• **SOURCE EXCERPT**:
— start —

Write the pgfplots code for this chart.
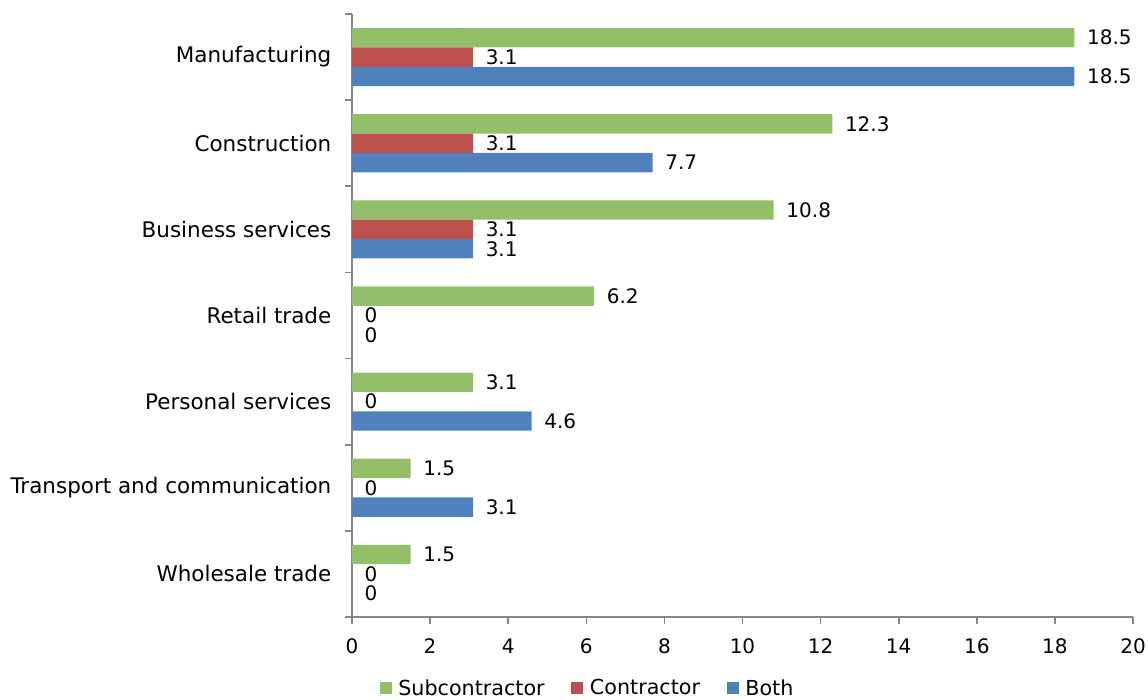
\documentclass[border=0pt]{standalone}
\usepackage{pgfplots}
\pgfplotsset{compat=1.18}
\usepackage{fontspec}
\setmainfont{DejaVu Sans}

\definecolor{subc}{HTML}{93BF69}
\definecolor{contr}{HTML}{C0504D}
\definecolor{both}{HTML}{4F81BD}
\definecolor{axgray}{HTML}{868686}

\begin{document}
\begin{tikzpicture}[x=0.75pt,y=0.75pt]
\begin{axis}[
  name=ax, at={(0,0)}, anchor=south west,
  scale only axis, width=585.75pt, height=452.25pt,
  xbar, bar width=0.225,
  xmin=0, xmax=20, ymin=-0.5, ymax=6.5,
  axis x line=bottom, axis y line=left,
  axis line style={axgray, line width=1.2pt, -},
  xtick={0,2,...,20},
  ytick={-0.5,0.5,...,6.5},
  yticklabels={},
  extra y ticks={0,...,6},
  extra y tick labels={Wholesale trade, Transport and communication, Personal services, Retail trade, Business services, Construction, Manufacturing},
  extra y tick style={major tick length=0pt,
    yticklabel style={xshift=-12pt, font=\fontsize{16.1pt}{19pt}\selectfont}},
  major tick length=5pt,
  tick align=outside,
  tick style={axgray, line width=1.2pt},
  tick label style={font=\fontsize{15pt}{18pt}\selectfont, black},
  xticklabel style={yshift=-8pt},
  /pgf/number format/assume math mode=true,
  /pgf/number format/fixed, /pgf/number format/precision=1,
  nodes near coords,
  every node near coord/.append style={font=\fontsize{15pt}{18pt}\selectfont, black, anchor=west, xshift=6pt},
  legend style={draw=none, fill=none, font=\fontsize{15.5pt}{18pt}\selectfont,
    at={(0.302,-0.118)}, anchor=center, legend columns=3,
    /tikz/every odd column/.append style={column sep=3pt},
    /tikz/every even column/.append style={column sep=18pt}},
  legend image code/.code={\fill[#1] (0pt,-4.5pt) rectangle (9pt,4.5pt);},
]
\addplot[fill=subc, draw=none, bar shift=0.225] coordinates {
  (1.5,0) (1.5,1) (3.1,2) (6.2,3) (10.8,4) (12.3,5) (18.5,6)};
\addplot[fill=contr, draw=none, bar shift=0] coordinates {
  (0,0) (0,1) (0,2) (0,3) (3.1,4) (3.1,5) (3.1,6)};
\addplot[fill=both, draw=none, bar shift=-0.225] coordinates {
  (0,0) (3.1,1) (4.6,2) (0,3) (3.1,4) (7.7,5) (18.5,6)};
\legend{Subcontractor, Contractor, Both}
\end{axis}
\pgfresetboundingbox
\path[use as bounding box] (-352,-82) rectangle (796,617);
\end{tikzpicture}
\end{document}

— end —

• **TASK DETAILS**:
Quote the data above in full and without alteration; skip the pictures.

• **WRITTEN SOLUTION**:
Write the pgfplots code for this chart.
\documentclass[border=0pt]{standalone}
\usepackage{pgfplots}
\pgfplotsset{compat=1.18}
\usepackage{fontspec}
\setmainfont{DejaVu Sans}

\definecolor{subc}{HTML}{93BF69}
\definecolor{contr}{HTML}{C0504D}
\definecolor{both}{HTML}{4F81BD}
\definecolor{axgray}{HTML}{868686}

\begin{document}
\begin{tikzpicture}[x=0.75pt,y=0.75pt]
\begin{axis}[
  name=ax, at={(0,0)}, anchor=south west,
  scale only axis, width=585.75pt, height=452.25pt,
  xbar, bar width=0.225,
  xmin=0, xmax=20, ymin=-0.5, ymax=6.5,
  axis x line=bottom, axis y line=left,
  axis line style={axgray, line width=1.2pt, -},
  xtick={0,2,...,20},
  ytick={-0.5,0.5,...,6.5},
  yticklabels={},
  extra y ticks={0,...,6},
  extra y tick labels={Wholesale trade, Transport and communication, Personal services, Retail trade, Business services, Construction, Manufacturing},
  extra y tick style={major tick length=0pt,
    yticklabel style={xshift=-12pt, font=\fontsize{16.1pt}{19pt}\selectfont}},
  major tick length=5pt,
  tick align=outside,
  tick style={axgray, line width=1.2pt},
  tick label style={font=\fontsize{15pt}{18pt}\selectfont, black},
  xticklabel style={yshift=-8pt},
  /pgf/number format/assume math mode=true,
  /pgf/number format/fixed, /pgf/number format/precision=1,
  nodes near coords,
  every node near coord/.append style={font=\fontsize{15pt}{18pt}\selectfont, black, anchor=west, xshift=6pt},
  legend style={draw=none, fill=none, font=\fontsize{15.5pt}{18pt}\selectfont,
    at={(0.302,-0.118)}, anchor=center, legend columns=3,
    /tikz/every odd column/.append style={column sep=3pt},
    /tikz/every even column/.append style={column sep=18pt}},
  legend image code/.code={\fill[#1] (0pt,-4.5pt) rectangle (9pt,4.5pt);},
]
\addplot[fill=subc, draw=none, bar shift=0.225] coordinates {
  (1.5,0) (1.5,1) (3.1,2) (6.2,3) (10.8,4) (12.3,5) (18.5,6)};
\addplot[fill=contr, draw=none, bar shift=0] coordinates {
  (0,0) (0,1) (0,2) (0,3) (3.1,4) (3.1,5) (3.1,6)};
\addplot[fill=both, draw=none, bar shift=-0.225] coordinates {
  (0,0) (3.1,1) (4.6,2) (0,3) (3.1,4) (7.7,5) (18.5,6)};
\legend{Subcontractor, Contractor, Both}
\end{axis}
\pgfresetboundingbox
\path[use as bounding box] (-352,-82) rectangle (796,617);
\end{tikzpicture}
\end{document}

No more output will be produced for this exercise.